Working from the data below, reproduce exactly the lines starting at the one that holds "Rebuild this chart" and ending at the one that holds "5.2, 2.8, 0, 0]". Pictures are excluded.
+ + + +
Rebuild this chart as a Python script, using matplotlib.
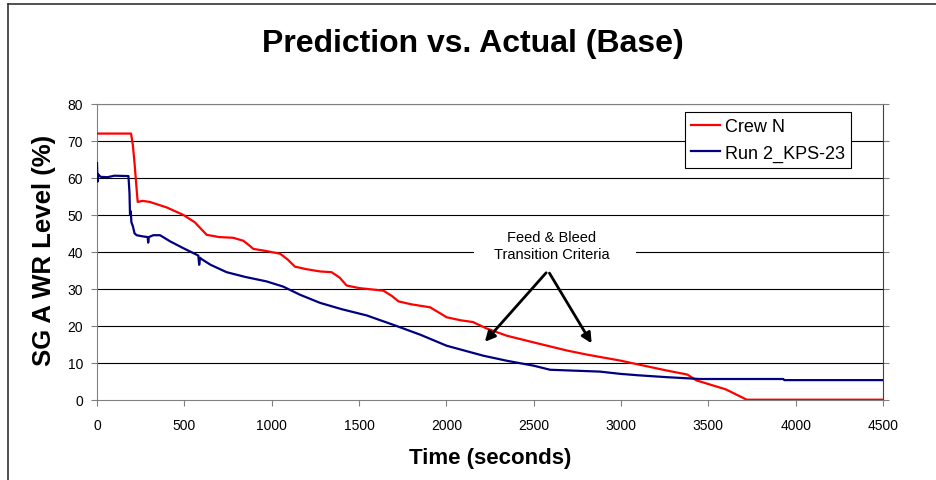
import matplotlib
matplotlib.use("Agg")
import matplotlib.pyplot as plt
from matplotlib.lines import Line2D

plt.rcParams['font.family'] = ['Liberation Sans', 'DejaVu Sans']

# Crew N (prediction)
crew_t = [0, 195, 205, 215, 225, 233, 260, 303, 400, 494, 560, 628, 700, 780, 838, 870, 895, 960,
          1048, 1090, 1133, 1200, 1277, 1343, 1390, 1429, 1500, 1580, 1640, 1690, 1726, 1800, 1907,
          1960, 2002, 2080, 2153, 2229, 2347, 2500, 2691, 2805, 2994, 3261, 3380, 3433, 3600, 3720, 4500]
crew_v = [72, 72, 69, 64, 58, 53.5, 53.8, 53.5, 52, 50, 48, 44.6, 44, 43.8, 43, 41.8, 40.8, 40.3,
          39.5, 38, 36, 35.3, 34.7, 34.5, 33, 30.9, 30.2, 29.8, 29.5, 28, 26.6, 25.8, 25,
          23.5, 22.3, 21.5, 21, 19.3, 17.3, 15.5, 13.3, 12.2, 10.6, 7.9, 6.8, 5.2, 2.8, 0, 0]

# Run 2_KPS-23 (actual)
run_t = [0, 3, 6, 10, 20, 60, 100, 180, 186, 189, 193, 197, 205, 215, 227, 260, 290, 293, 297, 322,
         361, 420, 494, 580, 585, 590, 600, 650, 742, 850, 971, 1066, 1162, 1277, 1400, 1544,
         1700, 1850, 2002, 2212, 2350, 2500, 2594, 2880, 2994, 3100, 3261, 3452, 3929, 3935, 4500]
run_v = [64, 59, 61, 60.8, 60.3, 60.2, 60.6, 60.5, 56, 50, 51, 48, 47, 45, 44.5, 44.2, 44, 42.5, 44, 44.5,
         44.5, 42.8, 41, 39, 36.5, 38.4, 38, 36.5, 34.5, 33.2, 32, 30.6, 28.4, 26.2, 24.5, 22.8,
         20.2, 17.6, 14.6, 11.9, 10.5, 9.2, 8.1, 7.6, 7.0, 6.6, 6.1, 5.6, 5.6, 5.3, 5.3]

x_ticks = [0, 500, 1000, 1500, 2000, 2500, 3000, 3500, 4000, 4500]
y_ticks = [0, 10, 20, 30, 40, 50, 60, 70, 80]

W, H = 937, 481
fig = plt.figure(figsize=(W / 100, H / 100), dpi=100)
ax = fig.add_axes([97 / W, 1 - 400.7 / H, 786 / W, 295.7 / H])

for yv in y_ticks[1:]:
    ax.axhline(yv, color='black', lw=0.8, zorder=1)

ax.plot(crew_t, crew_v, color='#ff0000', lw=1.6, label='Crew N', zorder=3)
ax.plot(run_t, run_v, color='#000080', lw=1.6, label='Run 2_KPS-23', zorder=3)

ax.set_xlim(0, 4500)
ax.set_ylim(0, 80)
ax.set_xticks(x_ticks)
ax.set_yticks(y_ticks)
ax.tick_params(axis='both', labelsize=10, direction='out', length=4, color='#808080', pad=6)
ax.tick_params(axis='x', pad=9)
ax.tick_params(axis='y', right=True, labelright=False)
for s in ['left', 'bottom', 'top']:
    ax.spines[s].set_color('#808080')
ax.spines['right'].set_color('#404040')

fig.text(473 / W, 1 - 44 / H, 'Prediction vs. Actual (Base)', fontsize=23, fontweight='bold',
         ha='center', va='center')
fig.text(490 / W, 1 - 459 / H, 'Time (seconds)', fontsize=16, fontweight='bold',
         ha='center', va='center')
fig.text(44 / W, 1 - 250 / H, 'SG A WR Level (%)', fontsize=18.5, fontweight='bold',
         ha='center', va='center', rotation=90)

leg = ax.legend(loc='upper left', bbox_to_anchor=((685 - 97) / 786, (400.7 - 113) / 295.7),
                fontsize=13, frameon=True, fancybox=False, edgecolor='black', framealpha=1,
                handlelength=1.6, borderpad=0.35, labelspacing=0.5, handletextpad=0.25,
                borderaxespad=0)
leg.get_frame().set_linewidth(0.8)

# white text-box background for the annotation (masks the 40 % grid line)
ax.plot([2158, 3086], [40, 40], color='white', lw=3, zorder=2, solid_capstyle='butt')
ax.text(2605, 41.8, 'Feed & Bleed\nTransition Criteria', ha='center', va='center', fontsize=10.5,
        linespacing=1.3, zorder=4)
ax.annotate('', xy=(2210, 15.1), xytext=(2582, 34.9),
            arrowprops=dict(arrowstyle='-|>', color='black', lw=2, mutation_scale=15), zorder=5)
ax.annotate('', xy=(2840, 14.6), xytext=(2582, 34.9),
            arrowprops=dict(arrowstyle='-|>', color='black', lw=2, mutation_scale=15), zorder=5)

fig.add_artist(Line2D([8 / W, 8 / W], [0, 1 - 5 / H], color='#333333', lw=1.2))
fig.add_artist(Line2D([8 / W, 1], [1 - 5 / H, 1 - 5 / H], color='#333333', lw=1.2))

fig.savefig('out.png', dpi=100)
+ + + +
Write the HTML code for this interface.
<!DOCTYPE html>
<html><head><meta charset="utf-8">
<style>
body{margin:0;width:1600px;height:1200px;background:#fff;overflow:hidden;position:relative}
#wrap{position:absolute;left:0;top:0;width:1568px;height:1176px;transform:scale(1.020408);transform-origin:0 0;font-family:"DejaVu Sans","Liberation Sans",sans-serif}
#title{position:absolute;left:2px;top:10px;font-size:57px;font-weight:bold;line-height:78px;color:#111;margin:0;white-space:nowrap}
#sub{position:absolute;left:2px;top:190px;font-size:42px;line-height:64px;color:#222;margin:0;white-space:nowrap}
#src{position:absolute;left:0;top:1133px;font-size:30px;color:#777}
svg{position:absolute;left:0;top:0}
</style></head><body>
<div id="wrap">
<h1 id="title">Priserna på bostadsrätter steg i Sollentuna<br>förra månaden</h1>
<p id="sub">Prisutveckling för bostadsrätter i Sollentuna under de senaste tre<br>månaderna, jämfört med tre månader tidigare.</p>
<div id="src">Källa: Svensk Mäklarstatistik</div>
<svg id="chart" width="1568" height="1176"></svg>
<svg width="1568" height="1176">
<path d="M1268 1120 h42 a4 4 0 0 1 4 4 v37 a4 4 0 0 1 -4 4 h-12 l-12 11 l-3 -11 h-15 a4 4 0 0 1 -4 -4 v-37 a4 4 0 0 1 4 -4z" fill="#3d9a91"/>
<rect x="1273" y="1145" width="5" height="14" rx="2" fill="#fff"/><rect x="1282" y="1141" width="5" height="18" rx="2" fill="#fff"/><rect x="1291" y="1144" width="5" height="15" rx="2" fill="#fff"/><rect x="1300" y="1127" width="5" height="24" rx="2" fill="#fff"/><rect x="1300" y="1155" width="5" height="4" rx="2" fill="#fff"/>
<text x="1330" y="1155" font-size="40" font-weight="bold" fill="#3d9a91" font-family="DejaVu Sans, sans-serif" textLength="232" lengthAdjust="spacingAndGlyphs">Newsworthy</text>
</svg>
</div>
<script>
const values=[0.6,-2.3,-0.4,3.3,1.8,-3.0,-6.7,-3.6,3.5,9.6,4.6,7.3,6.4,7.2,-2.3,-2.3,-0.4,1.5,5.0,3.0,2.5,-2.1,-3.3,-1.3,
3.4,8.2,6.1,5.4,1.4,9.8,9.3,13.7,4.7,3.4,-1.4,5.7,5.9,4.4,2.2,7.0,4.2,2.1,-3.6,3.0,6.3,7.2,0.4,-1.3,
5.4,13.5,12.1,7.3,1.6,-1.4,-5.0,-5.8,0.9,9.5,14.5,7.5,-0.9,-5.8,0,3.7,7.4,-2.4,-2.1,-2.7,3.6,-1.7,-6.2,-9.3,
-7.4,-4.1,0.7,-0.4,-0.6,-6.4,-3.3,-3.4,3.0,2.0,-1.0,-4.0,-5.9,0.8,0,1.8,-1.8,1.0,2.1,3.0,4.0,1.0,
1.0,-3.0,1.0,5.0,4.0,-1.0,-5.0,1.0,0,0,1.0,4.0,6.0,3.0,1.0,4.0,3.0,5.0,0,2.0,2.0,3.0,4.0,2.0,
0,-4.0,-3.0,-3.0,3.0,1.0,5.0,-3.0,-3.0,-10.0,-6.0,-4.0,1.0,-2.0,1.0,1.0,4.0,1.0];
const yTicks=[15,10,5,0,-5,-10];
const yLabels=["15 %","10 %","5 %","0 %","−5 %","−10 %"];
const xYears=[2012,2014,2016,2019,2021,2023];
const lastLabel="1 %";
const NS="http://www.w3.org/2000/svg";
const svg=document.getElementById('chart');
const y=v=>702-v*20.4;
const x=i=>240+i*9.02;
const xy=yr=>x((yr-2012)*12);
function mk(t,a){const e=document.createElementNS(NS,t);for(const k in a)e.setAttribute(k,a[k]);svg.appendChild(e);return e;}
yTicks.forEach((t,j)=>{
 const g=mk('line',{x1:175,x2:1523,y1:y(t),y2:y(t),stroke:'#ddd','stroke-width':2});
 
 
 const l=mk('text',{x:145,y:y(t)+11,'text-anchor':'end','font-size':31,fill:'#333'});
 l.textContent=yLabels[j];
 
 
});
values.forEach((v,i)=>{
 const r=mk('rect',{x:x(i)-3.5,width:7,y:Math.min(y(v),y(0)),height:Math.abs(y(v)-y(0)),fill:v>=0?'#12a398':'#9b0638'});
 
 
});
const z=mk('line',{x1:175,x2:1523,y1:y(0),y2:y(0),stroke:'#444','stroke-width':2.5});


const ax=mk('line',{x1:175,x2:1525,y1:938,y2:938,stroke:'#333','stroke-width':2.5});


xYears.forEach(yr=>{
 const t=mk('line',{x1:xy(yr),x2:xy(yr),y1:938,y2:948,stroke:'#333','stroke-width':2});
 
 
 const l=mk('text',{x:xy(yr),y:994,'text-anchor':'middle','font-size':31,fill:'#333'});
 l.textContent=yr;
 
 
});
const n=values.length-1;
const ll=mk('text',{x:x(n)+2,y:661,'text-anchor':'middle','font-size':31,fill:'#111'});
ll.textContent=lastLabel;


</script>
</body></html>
+ + + +
OUTPUT OF THE EXERCISE.
Rebuild this chart as a Python script, using matplotlib.
import matplotlib
matplotlib.use("Agg")
import matplotlib.pyplot as plt
from matplotlib.lines import Line2D

plt.rcParams['font.family'] = ['Liberation Sans', 'DejaVu Sans']

# Crew N (prediction)
crew_t = [0, 195, 205, 215, 225, 233, 260, 303, 400, 494, 560, 628, 700, 780, 838, 870, 895, 960,
          1048, 1090, 1133, 1200, 1277, 1343, 1390, 1429, 1500, 1580, 1640, 1690, 1726, 1800, 1907,
          1960, 2002, 2080, 2153, 2229, 2347, 2500, 2691, 2805, 2994, 3261, 3380, 3433, 3600, 3720, 4500]
crew_v = [72, 72, 69, 64, 58, 53.5, 53.8, 53.5, 52, 50, 48, 44.6, 44, 43.8, 43, 41.8, 40.8, 40.3,
          39.5, 38, 36, 35.3, 34.7, 34.5, 33, 30.9, 30.2, 29.8, 29.5, 28, 26.6, 25.8, 25,
          23.5, 22.3, 21.5, 21, 19.3, 17.3, 15.5, 13.3, 12.2, 10.6, 7.9, 6.8, 5.2, 2.8, 0, 0]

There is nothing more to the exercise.